In her presentation, Birkbeck’s Dr Carmen Mangion theorised that this lens is partly why the Catholic Mission films are forgotten when considering the history of British documentaries. Their colonialist gaze is perhaps off-putting to modern ethnographers, and the propagandist tone counter to considerations of the unbiased, non-fiction documentary form by film historians. Dr Mangion’s contextual lecture also outlined the Catholic mission’s pivot from saving souls to social justice during the period many of these films were made, a concept picked up by both Sister Smyth and visiting researcher Edel Robinson during later discussions.

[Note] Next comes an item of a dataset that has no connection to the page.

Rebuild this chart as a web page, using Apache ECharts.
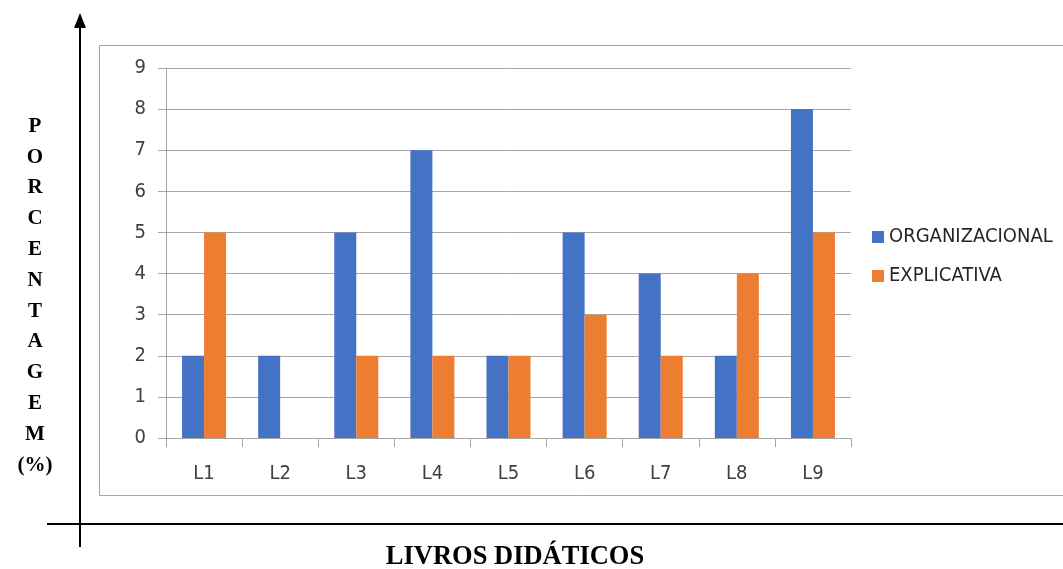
<!DOCTYPE html>
<html>
<head>
<meta charset="utf-8">
<script src="https://cdn.jsdelivr.net/npm/echarts@6/dist/echarts.min.js"></script>
<style>
  html, body { margin: 0; padding: 0; background: #fff; }
  #chart { width: 1063px; height: 569px; }
</style>
</head>
<body>
<div id="chart"></div>
<script>
// dados do gráfico
var livros = ['L1', 'L2', 'L3', 'L4', 'L5', 'L6', 'L7', 'L8', 'L9'];
var organizacional = [2, 2, 5, 7, 2, 5, 4, 2, 8];
var explicativa = [5, 0, 2, 2, 2, 3, 2, 4, 5];
var yTicks = [0, 1, 2, 3, 4, 5, 6, 7, 8, 9];

var labelFont = '"Liberation Sans Narrow", "DejaVu Sans Condensed", sans-serif';
var titleFont = '"Liberation Serif", "DejaVu Serif", serif';

var chart = echarts.init(document.getElementById('chart'), null, { renderer: 'canvas' });

chart.setOption({
    animation: false,
    backgroundColor: '#fff',
    grid: { left: 166, right: 212, top: 68, bottom: 131 },
    legend: {
        orient: 'vertical',
        left: 867,
        top: 222,
        itemWidth: 12,
        itemHeight: 12,
        itemGap: 19,
        icon: 'rect',
        textStyle: { fontFamily: labelFont, fontSize: 20, color: '#262626' },
        data: ['ORGANIZACIONAL', 'EXPLICATIVA']
    },
    xAxis: {
        type: 'category',
        data: livros,
        axisLine: { lineStyle: { color: '#a6a6a6' } },
        axisTick: { show: true, length: 9, alignWithLabel: false, lineStyle: { color: '#a6a6a6' } },
        axisLabel: { fontFamily: labelFont, fontSize: 20, color: '#404040', margin: 26 }
    },
    yAxis: {
        type: 'value',
        min: yTicks[0],
        max: yTicks[yTicks.length - 1],
        interval: 1,
        axisLine: { show: true, lineStyle: { color: '#a6a6a6' } },
        axisTick: { show: true, length: 8, lineStyle: { color: '#a6a6a6' } },
        axisLabel: { fontFamily: labelFont, fontSize: 20, color: '#404040', margin: 20 },
        splitLine: { lineStyle: { color: '#a6a6a6' } }
    },
    series: [
        {
            name: 'ORGANIZACIONAL',
            type: 'bar',
            data: organizacional,
            barWidth: 22,
            barGap: '0%',
            itemStyle: { color: '#4472c4' }
        },
        {
            name: 'EXPLICATIVA',
            type: 'bar',
            data: explicativa,
            barWidth: 22,
            barGap: '0%',
            itemStyle: { color: '#ed7d31' }
        }
    ],
    graphic: [
        // moldura do gráfico
        {
            type: 'rect',
            z: -1,
            shape: { x: 99.5, y: 45.5, width: 970, height: 450 },
            style: { fill: 'none', stroke: '#a6a6a6', lineWidth: 1 }
        },
        // eixo vertical com seta
        {
            type: 'line',
            shape: { x1: 80, y1: 26, x2: 80, y2: 547 },
            style: { stroke: '#000', lineWidth: 2 }
        },
        {
            type: 'polygon',
            shape: { points: [[80, 13], [74, 28], [86, 28]] },
            style: { fill: '#000' }
        },
        // eixo horizontal
        {
            type: 'line',
            shape: { x1: 47, y1: 524, x2: 1063, y2: 524 },
            style: { stroke: '#000', lineWidth: 2 }
        },
        // título vertical
        {
            type: 'text',
            x: 35,
            y: 111,
            style: {
                text: 'P\nO\nR\nC\nE\nN\nT\nA\nG\nE\nM\n(%)',
                fontFamily: titleFont,
                fontWeight: 'bold',
                fontSize: 21,
                lineHeight: 30.8,
                align: 'center',
                fill: '#000'
            }
        },
        {
            type: 'text',
            x: 515,
            y: 557,
            style: {
                text: 'LIVROS DIDÁTICOS',
                fontFamily: titleFont,
                fontWeight: 'bold',
                fontSize: 26.5,
                align: 'center',
                verticalAlign: 'middle',
                fill: '#000'
            }
        }
    ]
});
</script>
</body>
</html>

Along with being an at-times discomfiting insight into British imperialism, these films also offer a window onto a fractious period for the church, as women religious struggled with cardinals in Rome to be allowed to train as midwives and nurses, taking on a more active role in and outside the church. Prior to the screening of Visitation, the IFI included footage of the London and Dublin premiers, which Sister Smyth noted included introductions by such cardinals. During a group discussion following the screenings, an audience member asked whether there are records of how effective the films were in their respective aims of gaining members and fundraising. Apparently, no such records exist.

Shorn of their original goals and context, and with half a century of developments in film, medicine, race studies and further divisions within the Catholic church, viewing these documentaries in the modern day was not unlike stumbling across a time capsule. Films with a Mission provided an open, curious, not-uncritical space to parse over its contents.

This event was run in collaboration with the Christian Missions in Global History seminar group, Institute of Historical Research, University of London, and supported by the Birkbeck Wellcome Trust Institutional Strategic Support Fund. Irish films in the programme were provided by the IFI Irish Film Archive.


Films screened

Visitation: the Story of the Medical Missionaries of Mary (Andrew Buchanan, 1947, 60 mins)
Chronicle of the the medical work of a women’s religious order, the Medical Missionaries of Mary, at their mission in Nigeria
Ecce Ancilla Domini (FMDM,1950s, 54 mins)
A recruitment film about the Franciscan Missionary Sisters of the Divine Motherhood (FMDM), Ladywell, Surrey, at their medical and educational missions in Northern and Southern Rhodesia (Zambia, Zimbabwe), Nigeria, Singapore and Malaysia.